Anti-Hindi agitations of Tamil Nadu
The Anti-Hindi agitations of Tamil Nadu were a series of agitations that happened in the Indian state of Tamil Nadu (formerly Madras State and part of Madras Presidency) during both pre- and post-Independence periods. The agitations involved several mass protests, riots, student and political movements in Tamil Nadu concerning the official status of Hindi in the state.
- Sponsored by the British colonial government, a movement of the middle castes in the southern Tamil region started attacking Brahmin and North-Indian interests and symbols, taking the shape of a political party, the Justice Party (later Dravida Kazhagam) in 1916. Given the Brahmin leadership in the independence movement, Dravidian self-assertion had obvious uses for the colonial status-quo.... The movement's greatest success was when, in 1965, it joined hands with the English-speaking elite in Delhi to thwart the Constitutional provision that from that year onwards, Hindi rather than English be the sole link language of India, -- surely a fitting thanksgiving for the British patronage which had groomed the movement into political viability.
- Elst, Koenraad (2007). Asterisk in bharopiyasthan: Minor writings on the Aryan invasion debate.
- We disliked the English language in the past. I disliked it because I was forced to learn Shakespeare and Milton, for which I had no taste at all. If we are going to be compelled to learn Hindi, I would perhaps not be able to learn it because of my age, and perhaps I would not be willing to do it because of the amount of constraint you put on me. This kind of intolerance makes us fear that the strong Centre which we need, a strong Centre which is necessary will also mean the enslavement of people who do not speak the language at the centre. I would, Sir, convey a warning on behalf of people of the South for the reason that there are already elements in South India who want separation..., and my honourable friends in U.P. do not help us in any way by flogging their idea of "Hindi Imperialism" to the maximum extent possible. So, it is up to my friends in Uttar Pradesh to have a whole India; it is up to them to have a Hindi-India. The choice is theirs.

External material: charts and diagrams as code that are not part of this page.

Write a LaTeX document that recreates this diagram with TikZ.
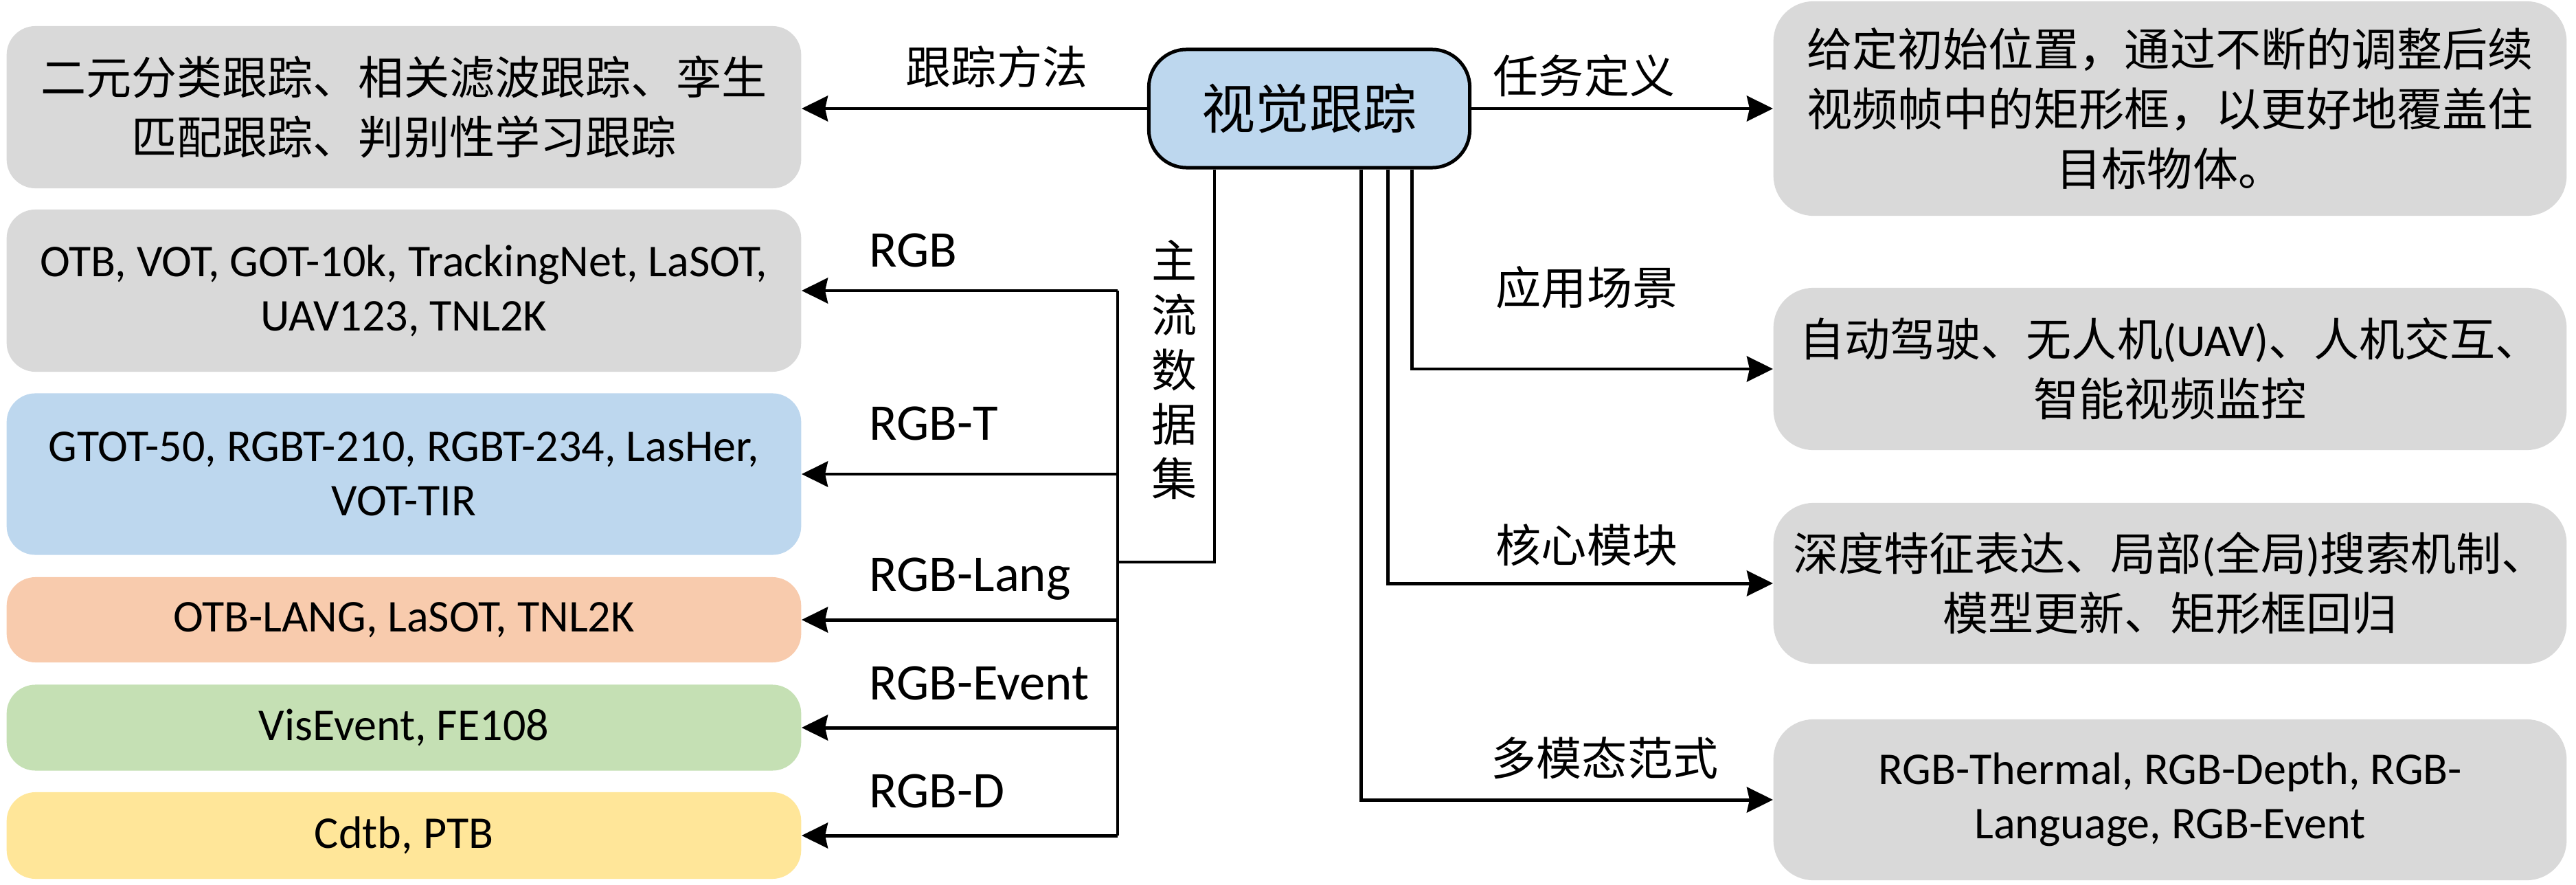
\documentclass[tikz,border=0pt]{standalone}
\usepackage{fontspec}
\setmainfont{Carlito}
\newfontfamily\cjk{Noto Sans CJK SC}
\usetikzlibrary{arrows.meta,calc}
\definecolor{cgrey}{HTML}{D9D9D9}
\definecolor{cblue}{HTML}{BDD7EE}
\definecolor{corange}{HTML}{F8CBAD}
\definecolor{cgreen}{HTML}{C5E0B4}
\definecolor{cyellow}{HTML}{FFE699}
\begin{document}
\begin{tikzpicture}[x=0.01cm,y=-0.01cm,
  box/.style={inner sep=0pt, align=center, text=black, minimum width=11.56cm},
  lbox/.style={box, rounded corners=0.42cm},
  rbox/.style={box, rounded corners=0.58cm, fill=cgrey, minimum width=11.54cm},
  cjkt/.style={font=\fontsize{18.8pt}{24.8pt}\selectfont\cjk},
  mixt/.style={font=\fontsize{18.8pt}{24.8pt}\selectfont},
  lat/.style={font=\fontsize{18.8pt}{22.4pt}\selectfont},
  lab/.style={inner sep=0pt, font=\fontsize{18.8pt}{24pt}\selectfont\cjk},
  llab/.style={inner sep=0pt, anchor=base west, font=\fontsize{21.3pt}{25pt}\selectfont},
  ln/.style={line width=1.35pt},
  arr/.style={line width=1.42pt, -{Stealth[length=0.38cm,width=0.37cm,inset=0.04cm]}}
]
\useasboundingbox (0,0) rectangle (3750,1288);

% centre
\node[draw, line width=1.42pt, fill=cblue, rounded corners=0.55cm, minimum width=4.67cm,
      minimum height=1.72cm, inner sep=0pt, font=\fontsize{22.2pt}{26pt}\selectfont\cjk] (C) at (1906,158) {视觉跟踪};

% left boxes
\node[lbox, cjkt, fill=cgrey, minimum height=2.36cm] (L1) at (588,156) {二元分类跟踪、相关滤波跟踪、孪生\\匹配跟踪、判别性学习跟踪};
\node[lbox, lat, fill=cgrey, minimum height=2.36cm] (L2) at (588,423) {OTB, VOT, GOT-10k, TrackingNet, LaSOT,\\UAV123, TNL2K};
\node[lbox, lat, fill=cblue, minimum height=2.35cm] (L3) at (588,690) {GTOT-50, RGBT-210, RGBT-234, LasHer,\\VOT-TIR};
\node[lbox, lat, fill=corange, minimum height=1.24cm] (L4) at (588,902) {OTB-LANG, LaSOT, TNL2K};
\node[lbox, lat, fill=cgreen, minimum height=1.25cm] (L5) at (588,1059) {VisEvent, FE108};
\node[lbox, lat, fill=cyellow, minimum height=1.26cm] (L6) at (588,1216) {Cdtb, PTB};

% right boxes
\node[rbox, cjkt, minimum height=3.12cm] (R1) at (3159,158) {给定初始位置，通过不断的调整后续\\视频帧中的矩形框，以更好地覆盖住\\目标物体。};
\node[rbox, mixt, minimum height=2.36cm] (R2) at (3159,537) {{\cjk 自动驾驶、无人机}(UAV){\cjk 、人机交互、}\\{\cjk 智能视频监控}};
\node[rbox, mixt, minimum height=2.34cm] (R3) at (3159,849) {{\cjk 深度特征表达、局部}({\cjk 全局}){\cjk 搜索机制、}\\{\cjk 模型更新、矩形框回归}};
\node[rbox, lat, minimum height=2.34cm] (R4) at (3159,1164) {RGB-Thermal, RGB-Depth, RGB-\\Language, RGB-Event};

% labels
\node[lab] (tm) at (1451,97) {跟踪方法};
\node[lab] (td) at (2306,110) {任务定义};
\node[lab] (ta) at (2310,418) {应用场景};
\node[lab] (tc) at (2310,793) {核心模块};
\node[lab] (tp) at (2336,1103) {多模态范式};
\node[llab] (d1) at (1265,388) {RGB};
\node[llab] (d2) at (1265,640) {RGB-T};
\node[llab] (d3) at (1265,860) {RGB-Lang};
\node[llab] (d4) at (1265,1018) {RGB-Event};
\node[llab] (d5) at (1265,1175) {RGB-D};
\node[inner sep=0pt, align=center, font=\fontsize{18.8pt}{22.6pt}\selectfont\cjk] (vt) at (1710,538) {主\\流\\数\\据\\集};

% coordinates
\coordinate (bus) at (1627,0);
\coordinate (br) at (1768,818);
\coordinate (v1) at (2055,0);
\coordinate (v2) at (2020,0);
\coordinate (v3) at (1981,0);

% left connectors
\draw[arr] (C.west) -- (L1.east |- C.west);
\draw[ln] (br |- C.south) -- (br) -- (br -| bus);
\draw[ln] (L2.east -| bus) -- (L6.east -| bus);
\foreach \n in {L2,L3,L4,L5,L6}
  \draw[arr] (\n.east -| bus) -- (\n.east);

% right connectors
\draw[arr] (C.east) -- (R1.west |- C.east);
\draw[arr] (v1 |- C.south) -- (v1 |- R2.west) -- (R2.west);
\draw[arr] (v2 |- C.south) -- (v2 |- R3.west) -- (R3.west);
\draw[arr] (v3 |- C.south) -- (v3 |- R4.west) -- (R4.west);
\end{tikzpicture}
\end{document}
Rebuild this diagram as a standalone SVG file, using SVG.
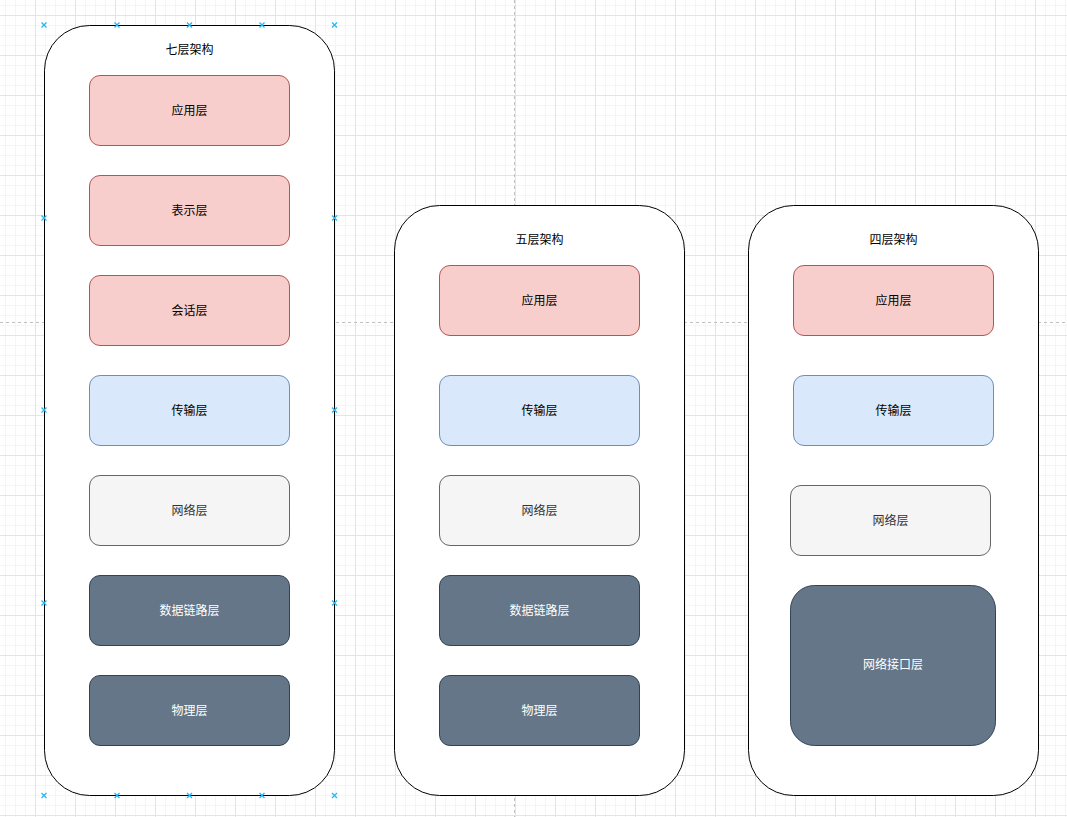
<svg xmlns="http://www.w3.org/2000/svg" width="1067" height="817" viewBox="0 0 1067 817">
<defs>
<pattern id="grid" x="35" y="15" width="40" height="40" patternUnits="userSpaceOnUse">
<path d="M10.5 0V40M20.5 0V40M30.5 0V40M0 10.5H40M0 20.5H40M0 30.5H40" stroke="#f5f5f5" stroke-width="1" fill="none"/>
<path d="M0.5 0V40M0 0.5H40" stroke="#e4e4e4" stroke-width="1" fill="none"/>
</pattern>
<g id="hx"><path d="M-2.5 -2.5L2.5 2.5M-2.5 2.5L2.5 -2.5" stroke="#29b6f2" stroke-width="1.3"/></g>
</defs>
<style>
text{font-family:"Noto Sans CJK SC","Liberation Sans",sans-serif;font-size:12px;text-anchor:middle;dominant-baseline:central}
.cont{fill:#ffffff;stroke:#000000;stroke-width:1}
.red{fill:#f8cecc;stroke:#b85450}
.blue{fill:#dae8fc;stroke:#6c8ebf}
.gray{fill:#f5f5f5;stroke:#666666}
.dark{fill:#647687;stroke:#314354}
.tdark{fill:#ffffff}
.tgray{fill:#333333}
.tblk{fill:#000000}
</style>
<rect width="1067" height="817" fill="#ffffff"/>
<rect width="1067" height="817" fill="url(#grid)"/>
<path d="M514.5 0V817M0 322.5H1067" stroke="#c0c0c0" stroke-dasharray="3 3" fill="none"/>

<g id="c7">
<rect class="cont" x="44.5" y="25.5" width="290" height="770" rx="45" ry="45"/>
<text class="tblk" x="189.5" y="48.5">七层架构</text>
</g>
<g id="c7-app"><rect class="red" x="89.5" y="75.5" width="200" height="70" rx="10.5"/><text class="tblk" x="189.5" y="109">应用层</text></g>
<g id="c7-pres"><rect class="red" x="89.5" y="175.5" width="200" height="70" rx="10.5"/><text class="tblk" x="189.5" y="209">表示层</text></g>
<g id="c7-sess"><rect class="red" x="89.5" y="275.5" width="200" height="70" rx="10.5"/><text class="tblk" x="189.5" y="309">会话层</text></g>
<g id="c7-trans"><rect class="blue" x="89.5" y="375.5" width="200" height="70" rx="10.5"/><text class="tblk" x="189.5" y="409">传输层</text></g>
<g id="c7-net"><rect class="gray" x="89.5" y="475.5" width="200" height="70" rx="10.5"/><text class="tgray" x="189.5" y="509">网络层</text></g>
<g id="c7-link"><rect class="dark" x="89.5" y="575.5" width="200" height="70" rx="10.5"/><text class="tdark" x="189.5" y="609">数据链路层</text></g>
<g id="c7-phy"><rect class="dark" x="89.5" y="675.5" width="200" height="70" rx="10.5"/><text class="tdark" x="189.5" y="709">物理层</text></g>

<g id="c5">
<rect class="cont" x="394.5" y="205.5" width="290" height="590" rx="45" ry="45"/>
<text class="tblk" x="539.5" y="238.5">五层架构</text>
</g>
<g id="c5-app"><rect class="red" x="439.5" y="265.5" width="200" height="70" rx="10.5"/><text class="tblk" x="539.5" y="299">应用层</text></g>
<g id="c5-trans"><rect class="blue" x="439.5" y="375.5" width="200" height="70" rx="10.5"/><text class="tblk" x="539.5" y="409">传输层</text></g>
<g id="c5-net"><rect class="gray" x="439.5" y="475.5" width="200" height="70" rx="10.5"/><text class="tgray" x="539.5" y="509">网络层</text></g>
<g id="c5-link"><rect class="dark" x="439.5" y="575.5" width="200" height="70" rx="10.5"/><text class="tdark" x="539.5" y="609">数据链路层</text></g>
<g id="c5-phy"><rect class="dark" x="439.5" y="675.5" width="200" height="70" rx="10.5"/><text class="tdark" x="539.5" y="709">物理层</text></g>

<g id="c4">
<rect class="cont" x="748.5" y="205.5" width="290" height="590" rx="45" ry="45"/>
<text class="tblk" x="893.5" y="238.5">四层架构</text>
</g>
<g id="c4-app"><rect class="red" x="793.5" y="265.5" width="200" height="70" rx="10.5"/><text class="tblk" x="893.5" y="299">应用层</text></g>
<g id="c4-trans"><rect class="blue" x="793.5" y="375.5" width="200" height="70" rx="10.5"/><text class="tblk" x="893.5" y="409">传输层</text></g>
<g id="c4-net"><rect class="gray" x="790.5" y="485.5" width="200" height="70" rx="10.5"/><text class="tgray" x="890.5" y="519">网络层</text></g>
<g id="c4-if"><rect class="dark" x="790.5" y="585.5" width="205" height="160" rx="24"/><text class="tdark" x="893" y="663.5">网络接口层</text></g>

<g id="connectors"></g>

<g id="handles">
<use href="#hx" x="44" y="25"/><use href="#hx" x="117" y="25"/><use href="#hx" x="189.5" y="25"/><use href="#hx" x="262" y="25"/><use href="#hx" x="334.5" y="25"/>
<use href="#hx" x="44" y="795.5"/><use href="#hx" x="117" y="795.5"/><use href="#hx" x="189.5" y="795.5"/><use href="#hx" x="262" y="795.5"/><use href="#hx" x="334.5" y="795.5"/>
<use href="#hx" x="44" y="218"/><use href="#hx" x="44" y="410"/><use href="#hx" x="44" y="603"/>
<use href="#hx" x="334.5" y="218"/><use href="#hx" x="334.5" y="410"/><use href="#hx" x="334.5" y="603"/>
</g>
</svg>
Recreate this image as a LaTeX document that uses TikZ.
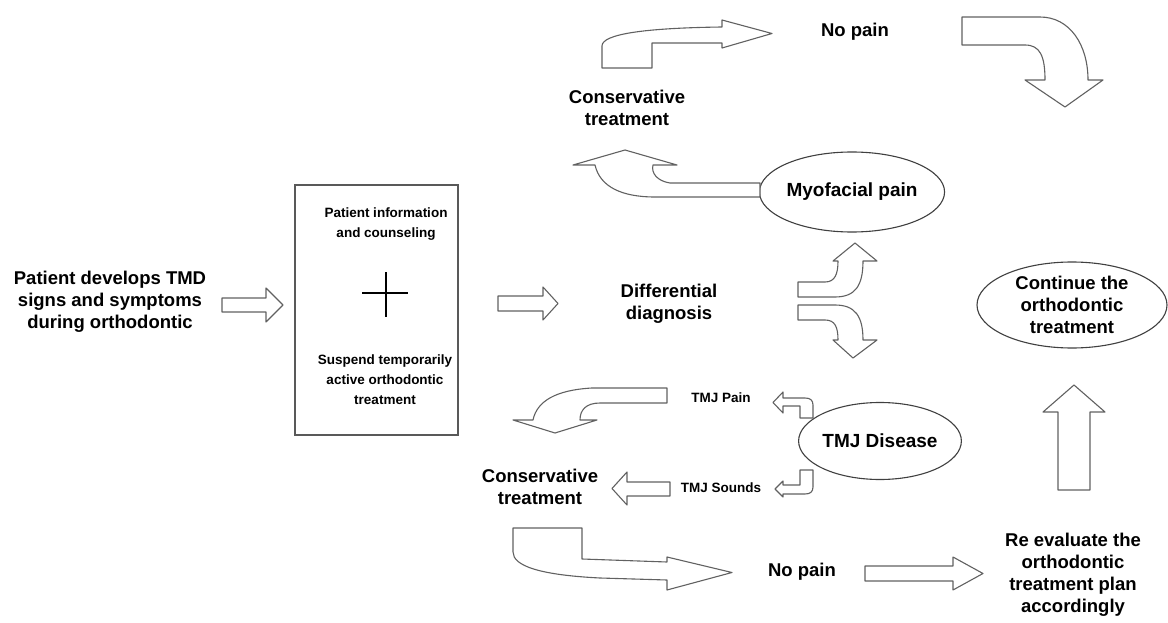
\documentclass[tikz,border=0pt]{standalone}
\usepackage{fontspec}
\setmainfont{Liberation Sans}
\usetikzlibrary{shapes.geometric}
\begin{document}
\begin{tikzpicture}[x=1pt,y=-1pt,
  txt/.style={font=\fontsize{18.5}{22}\selectfont\bfseries, align=center, inner sep=0pt},
  small/.style={font=\fontsize{13.5}{20}\selectfont\bfseries, align=center, inner sep=0pt},
  oval/.style={ellipse, draw=black!75, line width=1.1pt, inner sep=0pt},
  blk/.style={draw=black!62, line width=1.1pt, fill=white, line join=round}]
\useasboundingbox (0,0) rectangle (1168,623);
\fill[white] (0,0) rectangle (1168,623);

% ---- text nodes ----
\node[txt] (patient) at (110,302) {Patient develops TMD\\signs and symptoms\\during orthodontic};
\node[draw=black!65, line width=1.3pt, minimum width=163pt, minimum height=250pt, inner sep=0pt] (box) at (376.5,310) {};
\node[small] (info) at (386,224) {Patient information\\and counseling};
\draw[line width=1.6pt] (362,293) -- (408,293) (386,272) -- (386,317);
\node[small] (suspend) at (385,380) {Suspend temporarily\\active orthodontic\\treatment};
\node[txt] (diff) at (669,304) {Differential\\diagnosis};
\node[oval, minimum width=160pt, minimum height=80pt, font=\fontsize{19}{22}\selectfont\bfseries] (myo) at (852,192) {Myofacial pain};
\node[txt] (cons1) at (627,108) {Conservative\\treatment};
\node[txt] (nopain1) at (855,32) {No pain};
\node[oval, minimum width=190pt, minimum height=86pt, align=center, font=\fontsize{18.5}{22}\selectfont\bfseries] (cont) at (1072,305) {Continue the\\orthodontic\\treatment};
\node[oval, minimum width=146pt, minimum height=77pt, font=\fontsize{19}{22}\selectfont\bfseries] (tmj) at (880,441) {TMJ Disease};
\node[small] (tmjpain) at (721,398) {TMJ Pain};
\node[small] (tmjsounds) at (721,488) {TMJ Sounds};
\node[txt] (cons2) at (540,487) {Conservative\\treatment};
\node[txt] (nopain2) at (802,572) {No pain};
\node[txt] (reeval) at (1073,575) {Re evaluate the\\orthodontic\\treatment plan\\accordingly};

% ---- straight block arrows ----
% patient -> box
\draw[blk] (222,298) -- (266,298) -- (266,288) -- (283,305) -- (266,322) -- (266,312) -- (222,312) -- cycle;
% box -> diff
\draw[blk] (498,296) -- (543,296) -- (543,287) -- (558,303.5) -- (543,320) -- (543,311) -- (498,311) -- cycle;
% tmj sounds -> conservative
\draw[blk] (670,482) -- (627,482) -- (627,472) -- (612,488.5) -- (627,505) -- (627,496) -- (670,496) -- cycle;
% no pain -> re evaluate
\draw[blk] (865,566) -- (953,566) -- (953,557) -- (983,573.5) -- (953,590) -- (953,581) -- (865,581) -- cycle;
% re evaluate -> continue
\draw[blk] (1058,490) -- (1058,412) -- (1043,412) -- (1074,385) -- (1105,412) -- (1090,412) -- (1090,490) -- cycle;

% ---- curved block arrows ----
% conservative (top) -> no pain
\draw[blk] (652,68) -- (652,43) -- (722,43) -- (722,48) -- (772,33.5) -- (722,20) -- (722,27)
  .. controls (645,28) and (602,34) .. (602,46) -- (602,68) -- cycle;
% no pain -> down right
\draw[blk] (962,17) -- (1040,17) .. controls (1070,17) and (1088,45) .. (1088,80) -- (1103,80) -- (1065,107)
  -- (1025,80) -- (1045,80) .. controls (1045,56) and (1040,45) .. (1025,45) -- (962,45) -- cycle;
% myofacial -> conservative (top)
\draw[blk] (760,183) -- (670,183) .. controls (657,181) and (651,173) .. (653,165) -- (677,165) -- (625,150)
  -- (573,165) -- (595,165) .. controls (600,187) and (622,197) .. (655,197) -- (760,197) -- cycle;
% differential split: up
\draw[blk] (798,282) -- (825,282) .. controls (835,282) and (838,274) .. (838,261) -- (833,261) -- (855,243)
  -- (877,261) -- (863,261) .. controls (863,286) and (855,297) .. (835,297) -- (798,297) -- cycle;
% differential split: down
\draw[blk] (798,305) -- (835,305) .. controls (855,305) and (863,316) .. (863,340) -- (877,340) -- (853,358)
  -- (833,340) -- (838,340) .. controls (838,327) and (835,320) .. (825,320) -- (798,320) -- cycle;
% tmj pain -> down left
\draw[blk] (667,388) -- (592,388) .. controls (556,390) and (537,401) .. (533,420) -- (513,420) -- (555,433)
  -- (597,420) -- (580,420) .. controls (580,410) and (586,403) .. (600,403) -- (667,403) -- cycle;
% tmj small up-left
\draw[blk] (813,418) -- (813,405) .. controls (813,400) and (810,398) .. (805,398) -- (783,398) -- (783,392)
  -- (773,402.5) -- (783,413) -- (783,406) -- (800,406) -- (800,418) -- cycle;
% tmj small down-left
\draw[blk] (800,470) -- (813,470) -- (813,487) .. controls (813,492) and (810,494) .. (805,494) -- (783,494)
  -- (783,497) -- (775,489) -- (783,481) -- (783,485) -- (800,485) -- cycle;
% conservative (bottom) -> no pain
\draw[blk] (513,528) -- (582,528) -- (582,559) -- (667,562) -- (667,557) -- (732,572.5) -- (667,590) -- (667,580)
  -- (600,578) .. controls (540,575) and (513,566) .. (513,552) -- cycle;
\end{tikzpicture}
\end{document}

- T.T. Krishnamachari. Constitution Assembly Debates-Official Report (New Delhi: Lok Sabha Secretariat, 1988), Volume 7, p235
- [The anti-Hindi imposition agitations knit] together diverse, even incompatible, social and political interests... Their common cause against Hindi had thrown together religious revivalists like Maraimalai Atikal (1876–1950) with avowed atheists like Ramasami and Bharathidasan (1891–1964); men who supported the Indian cause like T.V. Kalyanasundaram (1883–1953) and M. P. Sivagnanam with those who wanted to secede from India like Annadurai and M. Karunanidhi (b. 1924); university professors like Somasundara Bharati (1879–1959) and M.S. Purnalingam Pillai (1866 -1947) with uneducated street poets, populist pamphleteers and college students.
- Ramaswamy, Sumathy (1999). "The demoness, the maid, the whore, and the good mother: contesting the national language in India". International Journal of the Sociology of Language. Walter de Gruyter. 140 (1): 1–28. doi:10.1515/ijsl.1999.140.1.